Once dinner is done, everyone is back in their respective holes, doing their own thing: reading a book, browsing through a glossy magazine, watching the latest series of
The Wire
, or, for all you know, trawling the Internet for porn.
I am old enough to remember a time when evenings spent at home would be very different. When there wasn’t any television, and once it finally arrived, programming only lasted a couple of hours. A time when the highlight of everyone’s week was
Chitrahaar
(a programme in which film songs were played for an hour or so – for the benefit of those who grew up after the glory days of
Krishi
Darshan
). A time when computers were something that you saw only in sci-fi movies where they were treated almost as alien life forms.
I wonder now, how did we survive those evenings? Did we actually sit around and talk to one another? Did we listen to what other people were saying? Were we better connected with friends and family as a result? Did we have to make a greater effort to keep ourselves entertained? Did that help increase our powers of imagination? Did that mean that we had better inner resources to keep ourselves occupied? Or were we just bored out of our skulls and didn’t know it?
And you know what the darnedest thing is? I simply can’t remember. I have vague memories of waiting up late – and by that, I mean past 9 pm – every Friday waiting for the weekly installment of
Yes Minister
and of going over to a friend’s place to watch the Saturday night movie on TV. But beyond that, not many other specific details leap to mind.

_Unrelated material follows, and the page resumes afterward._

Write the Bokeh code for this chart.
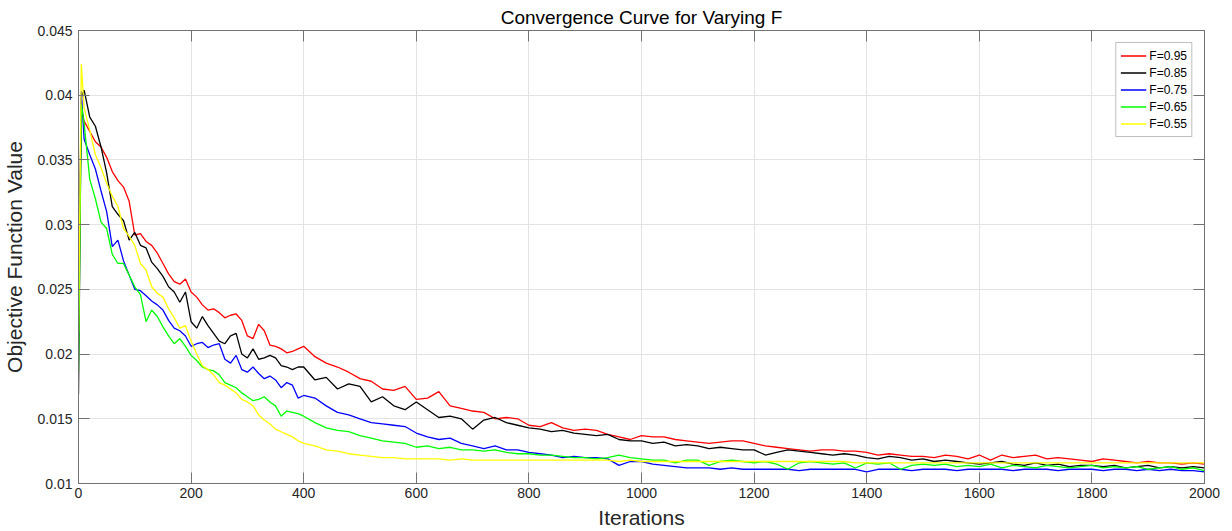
from bokeh.plotting import figure
from bokeh.models import Range1d, FixedTicker, LinearAxis, Legend, LegendItem
from bokeh.embed import file_html
from bokeh.resources import INLINE

TITLE = "Convergence Curve for Varying F"
XLABEL = "Iterations"
YLABEL = "Objective Function Value"

XTICKS = [0, 200, 400, 600, 800, 1000, 1200, 1400, 1600, 1800, 2000]
YTICKS = [0.01, 0.015, 0.02, 0.025, 0.03, 0.035, 0.04, 0.045]
YTICK_LABELS = ["0.01", "0.015", "0.02", "0.025", "0.03", "0.035", "0.04", "0.045"]

SERIES_NAMES = ["F=0.95", "F=0.85", "F=0.75", "F=0.65", "F=0.55"]
SERIES_COLORS = ["#ff0000", "#000000", "#0000ff", "#00ff00", "#ffff00"]

ITER = [0, 5,
        10, 20, 30, 40, 50, 60, 70, 80, 90, 100,
        110, 120, 130, 140, 150, 160, 170, 180, 190, 200,
        210, 220, 230, 240, 250, 260, 270, 280, 290, 300,
        310, 320, 330, 340, 350, 360, 370, 380, 390, 400,
        420, 440, 460, 480, 500, 520, 540, 560, 580, 600,
        620, 640, 660, 680, 700, 720, 740, 760, 780, 800,
        820, 840, 860, 880, 900, 920, 940, 960, 980, 1000,
        1020, 1040, 1060, 1080, 1100, 1120, 1140, 1160, 1180, 1200,
        1220, 1240, 1260, 1280, 1300, 1320, 1340, 1360, 1380, 1400,
        1420, 1440, 1460, 1480, 1500, 1520, 1540, 1560, 1580, 1600,
        1620, 1640, 1660, 1680, 1700, 1720, 1740, 1760, 1780, 1800,
        1820, 1840, 1860, 1880, 1900, 1920, 1940, 1960, 1980, 2000]

F095 = [0.0245, 0.0390,
        0.0380, 0.0372, 0.0364, 0.0360, 0.0352, 0.0341, 0.0334, 0.0329, 0.0318, 0.0292,
        0.0293, 0.0287, 0.0284, 0.0278, 0.0270, 0.0262, 0.0256, 0.0254, 0.0258, 0.0248,
        0.0244, 0.0238, 0.0234, 0.0235, 0.0232, 0.0228, 0.0230, 0.0231, 0.0226, 0.0214,
        0.0212, 0.0223, 0.0218, 0.0207, 0.0206, 0.0204, 0.0201, 0.0202, 0.0204, 0.0206,
        0.0198, 0.0193, 0.0190, 0.0186, 0.0181, 0.0179, 0.0173, 0.0172, 0.0175, 0.0165,
        0.0166, 0.0171, 0.0160, 0.0158, 0.0156, 0.0155, 0.0150, 0.0151, 0.0150, 0.0145,
        0.0144, 0.0147, 0.0143, 0.0141, 0.0142, 0.0141, 0.0138, 0.0136, 0.0134, 0.0137,
        0.0136, 0.0136, 0.0134, 0.0133, 0.0132, 0.0131, 0.0132, 0.0133, 0.0133, 0.0131,
        0.0129, 0.0128, 0.0127, 0.0126, 0.0125, 0.0126, 0.0126, 0.0125, 0.0125, 0.0124,
        0.0122, 0.0123, 0.0122, 0.0121, 0.0121, 0.0120, 0.0122, 0.0121, 0.0119, 0.0122,
        0.0118, 0.0122, 0.0120, 0.0121, 0.0122, 0.0119, 0.0120, 0.0119, 0.0118, 0.0117,
        0.0119, 0.0118, 0.0117, 0.0116, 0.0117, 0.0116, 0.0116, 0.0115, 0.0116, 0.0115]

F085 = [0.0169, 0.0398,
        0.0404, 0.0383, 0.0376, 0.0360, 0.0340, 0.0314, 0.0308, 0.0303, 0.0288, 0.0294,
        0.0284, 0.0282, 0.0271, 0.0266, 0.0260, 0.0252, 0.0248, 0.0240, 0.0248, 0.0225,
        0.0220, 0.0229, 0.0222, 0.0216, 0.0210, 0.0208, 0.0214, 0.0216, 0.0200, 0.0197,
        0.0204, 0.0196, 0.0197, 0.0199, 0.0197, 0.0191, 0.0190, 0.0188, 0.0190, 0.0190,
        0.0180, 0.0182, 0.0173, 0.0177, 0.0175, 0.0163, 0.0167, 0.0160, 0.0157, 0.0163,
        0.0157, 0.0151, 0.0152, 0.0150, 0.0142, 0.0149, 0.0151, 0.0147, 0.0145, 0.0143,
        0.0142, 0.0140, 0.0141, 0.0139, 0.0138, 0.0137, 0.0138, 0.0134, 0.0133, 0.0133,
        0.0131, 0.0132, 0.0129, 0.0130, 0.0129, 0.0127, 0.0128, 0.0127, 0.0126, 0.0126,
        0.0122, 0.0124, 0.0126, 0.0125, 0.0124, 0.0123, 0.0122, 0.0123, 0.0122, 0.0120,
        0.0119, 0.0121, 0.0120, 0.0118, 0.0119, 0.0117, 0.0118, 0.0117, 0.0116, 0.0115,
        0.0116, 0.0117, 0.0115, 0.0114, 0.0116, 0.0114, 0.0115, 0.0113, 0.0114, 0.0114,
        0.0113, 0.0114, 0.0112, 0.0113, 0.0114, 0.0112, 0.0113, 0.0112, 0.0113, 0.0112]

F075 = [0.0228, 0.0403,
        0.0366, 0.0354, 0.0343, 0.0326, 0.0310, 0.0283, 0.0288, 0.0272, 0.0261, 0.0250,
        0.0249, 0.0245, 0.0241, 0.0238, 0.0234, 0.0226, 0.0220, 0.0218, 0.0214, 0.0206,
        0.0208, 0.0209, 0.0205, 0.0207, 0.0208, 0.0196, 0.0193, 0.0199, 0.0188, 0.0186,
        0.0190, 0.0185, 0.0181, 0.0183, 0.0180, 0.0174, 0.0178, 0.0176, 0.0166, 0.0168,
        0.0166, 0.0160, 0.0155, 0.0153, 0.0150, 0.0147, 0.0146, 0.0145, 0.0144, 0.0139,
        0.0136, 0.0134, 0.0135, 0.0131, 0.0129, 0.0127, 0.0129, 0.0126, 0.0126, 0.0124,
        0.0123, 0.0122, 0.0120, 0.0121, 0.0120, 0.0120, 0.0119, 0.0114, 0.0117, 0.0117,
        0.0115, 0.0114, 0.0113, 0.0112, 0.0112, 0.0112, 0.0111, 0.0112, 0.0111, 0.0111,
        0.0111, 0.0111, 0.0111, 0.0110, 0.0111, 0.0111, 0.0111, 0.0111, 0.0111, 0.0109,
        0.0111, 0.0111, 0.0111, 0.0110, 0.0111, 0.0111, 0.0111, 0.0110, 0.0111, 0.0111,
        0.0111, 0.0111, 0.0110, 0.0111, 0.0111, 0.0111, 0.0110, 0.0111, 0.0111, 0.0111,
        0.0110, 0.0111, 0.0111, 0.0110, 0.0111, 0.0110, 0.0111, 0.0110, 0.0110, 0.0109]

F065 = [0.0186, 0.0393,
        0.0378, 0.0335, 0.0320, 0.0302, 0.0297, 0.0277, 0.0270, 0.0270, 0.0261, 0.0252,
        0.0246, 0.0225, 0.0234, 0.0229, 0.0221, 0.0214, 0.0208, 0.0212, 0.0206, 0.0199,
        0.0195, 0.0190, 0.0188, 0.0187, 0.0184, 0.0178, 0.0176, 0.0174, 0.0170, 0.0167,
        0.0164, 0.0165, 0.0167, 0.0163, 0.0160, 0.0152, 0.0156, 0.0155, 0.0154, 0.0152,
        0.0147, 0.0143, 0.0141, 0.0140, 0.0137, 0.0135, 0.0133, 0.0132, 0.0131, 0.0128,
        0.0129, 0.0127, 0.0128, 0.0126, 0.0126, 0.0125, 0.0126, 0.0124, 0.0123, 0.0123,
        0.0122, 0.0122, 0.0121, 0.0120, 0.0120, 0.0119, 0.0120, 0.0122, 0.0120, 0.0119,
        0.0118, 0.0118, 0.0116, 0.0118, 0.0118, 0.0114, 0.0117, 0.0118, 0.0117, 0.0116,
        0.0117, 0.0115, 0.0111, 0.0116, 0.0117, 0.0116, 0.0115, 0.0116, 0.0112, 0.0116,
        0.0115, 0.0116, 0.0111, 0.0114, 0.0115, 0.0114, 0.0115, 0.0113, 0.0114, 0.0113,
        0.0115, 0.0112, 0.0114, 0.0113, 0.0112, 0.0114, 0.0113, 0.0112, 0.0113, 0.0114,
        0.0112, 0.0113, 0.0112, 0.0113, 0.0111, 0.0112, 0.0113, 0.0111, 0.0112, 0.0110]

F055 = [0.0217, 0.0424,
        0.0390, 0.0373, 0.0354, 0.0344, 0.0332, 0.0322, 0.0314, 0.0297, 0.0291, 0.0284,
        0.0270, 0.0265, 0.0252, 0.0247, 0.0244, 0.0235, 0.0228, 0.0220, 0.0222, 0.0210,
        0.0200, 0.0191, 0.0188, 0.0184, 0.0178, 0.0176, 0.0173, 0.0170, 0.0165, 0.0163,
        0.0160, 0.0153, 0.0149, 0.0146, 0.0142, 0.0140, 0.0138, 0.0136, 0.0133, 0.0131,
        0.0129, 0.0126, 0.0125, 0.0123, 0.0122, 0.0121, 0.0120, 0.0120, 0.0119, 0.0119,
        0.0119, 0.0119, 0.0118, 0.0119, 0.0118, 0.0118, 0.0118, 0.0118, 0.0118, 0.0118,
        0.0118, 0.0118, 0.0118, 0.0118, 0.0118, 0.0118, 0.0118, 0.0117, 0.0118, 0.0117,
        0.0117, 0.0117, 0.0117, 0.0117, 0.0117, 0.0117, 0.0117, 0.0117, 0.0117, 0.0117,
        0.0117, 0.0117, 0.0117, 0.0117, 0.0117, 0.0117, 0.0117, 0.0117, 0.0116, 0.0116,
        0.0116, 0.0116, 0.0116, 0.0116, 0.0116, 0.0116, 0.0116, 0.0116, 0.0116, 0.0116,
        0.0116, 0.0116, 0.0116, 0.0116, 0.0116, 0.0116, 0.0116, 0.0116, 0.0116, 0.0116,
        0.0116, 0.0116, 0.0116, 0.0116, 0.0116, 0.0116, 0.0116, 0.0116, 0.0116, 0.0116]

SERIES = [F095, F085, F075, F065, F055]

FONT = "Liberation Sans"
AXIS_COLOR = "#737373"
TEXT_COLOR = "#262626"

p = figure(width=1232, height=531, output_backend="svg", toolbar_location=None,
           x_range=Range1d(0, 2000), y_range=Range1d(0.01, 0.045),
           min_border_left=76, min_border_right=28, min_border_top=30,
           min_border_bottom=48)
p.background_fill_color = "white"
p.border_fill_color = "white"
p.outline_line_color = AXIS_COLOR
p.outline_line_width = 1

p.title.text = TITLE
p.title.align = "center"
p.title.vertical_align = "top"
p.title.text_font = FONT
p.title.text_font_size = "19px"
p.title.text_font_style = "normal"
p.title.text_color = "#000000"
p.title.standoff = 2

p.xaxis.ticker = FixedTicker(ticks=XTICKS)
p.yaxis.ticker = FixedTicker(ticks=YTICKS)
p.yaxis.major_label_overrides = {t: s for t, s in zip(YTICKS, YTICK_LABELS)}
for ax in (p.xaxis, p.yaxis):
    ax.major_tick_in = 11
    ax.major_tick_out = 0
    ax.minor_tick_in = 0
    ax.minor_tick_out = 0
    ax.axis_line_color = AXIS_COLOR
    ax.major_tick_line_color = AXIS_COLOR
    ax.major_label_text_font = FONT
    ax.major_label_text_font_size = "14px"
    ax.major_label_text_color = TEXT_COLOR
    ax.axis_label_text_font = FONT
    ax.axis_label_text_font_size = "21px"
    ax.axis_label_text_font_style = "normal"
    ax.axis_label_text_color = TEXT_COLOR
p.xaxis.axis_label = XLABEL
p.yaxis.axis_label = YLABEL
p.xaxis.major_label_standoff = 4
p.xaxis.axis_label_standoff = 5
p.yaxis.major_label_standoff = 6
p.yaxis.axis_label_standoff = 8

top = LinearAxis(ticker=FixedTicker(ticks=XTICKS),
                 major_label_overrides={t: "" for t in XTICKS},
                 major_tick_in=11, major_tick_out=0, minor_tick_in=0, minor_tick_out=0,
                 axis_line_color=AXIS_COLOR, major_tick_line_color=AXIS_COLOR,
                 major_label_standoff=0)
right = LinearAxis(ticker=FixedTicker(ticks=YTICKS),
                   major_label_overrides={t: "" for t in YTICKS},
                   major_tick_in=11, major_tick_out=0, minor_tick_in=0, minor_tick_out=0,
                   axis_line_color=AXIS_COLOR, major_tick_line_color=AXIS_COLOR,
                   major_label_standoff=0)
p.add_layout(top, "above")
p.add_layout(right, "right")

p.xgrid.ticker = FixedTicker(ticks=XTICKS)
p.ygrid.ticker = FixedTicker(ticks=YTICKS)
p.grid.grid_line_color = "#e3e3e3"
p.grid.grid_line_width = 1

items = []
for name, color, vals in zip(SERIES_NAMES, SERIES_COLORS, SERIES):
    r = p.line(ITER, vals, line_color=color, line_width=1.3)
    items.append(LegendItem(label=name, renderers=[r]))

legend = Legend(items=items, location="top_right")
legend.margin = 12
legend.padding = 4
legend.spacing = 0
legend.label_text_font = FONT
legend.label_text_font_size = "12px"
legend.label_text_color = "#000000"
legend.glyph_width = 26
legend.glyph_height = 17
legend.label_height = 17
legend.label_standoff = 3
legend.border_line_color = "#808080"
legend.border_line_width = 1
legend.background_fill_color = "white"
legend.background_fill_alpha = 1
p.add_layout(legend)

open("out.html", "w").write(file_html(p, INLINE))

I’m sure I must have read a book, helped my mother in the kitchen, hung out with the kids next door, pestered my elder sister with endless questions, or even played a game or two of Ludo with my father. But honestly, I couldn’t swear to any of it. Do I remember the entire family sitting down at a table and having long, meaningful conversations about the purpose of life? No, I don’t. But what I do remember is a very clear sense of being connected to family.
I still recall vignettes of the many mythological tales my grandmother would tell me as she coaxed me to have just another bite of dinner. I remember running to and fro from the kitchen to fetch piping-hot
phulkas
for my grandfather as he sat at the table. I remember the way in which we kids competed with each other for the attention of the adults, interrupting each other to tell our stories from school. But most of all, I remember the ineffable feeling of belonging that permeated those evenings.
We always tend to look back on our childhood with rose-tinted spectacles. So maybe it’s just nostalgia that makes me feel that those pre-TV days were better for family life. And perhaps I’m just turning into an old fogey who thinks that the past was a nicer place. But I can’t help but wonder how things would turn out if we switched off the TV and turned off the computer. Would our evenings be better or worse as a consequence?
Would you care to find out?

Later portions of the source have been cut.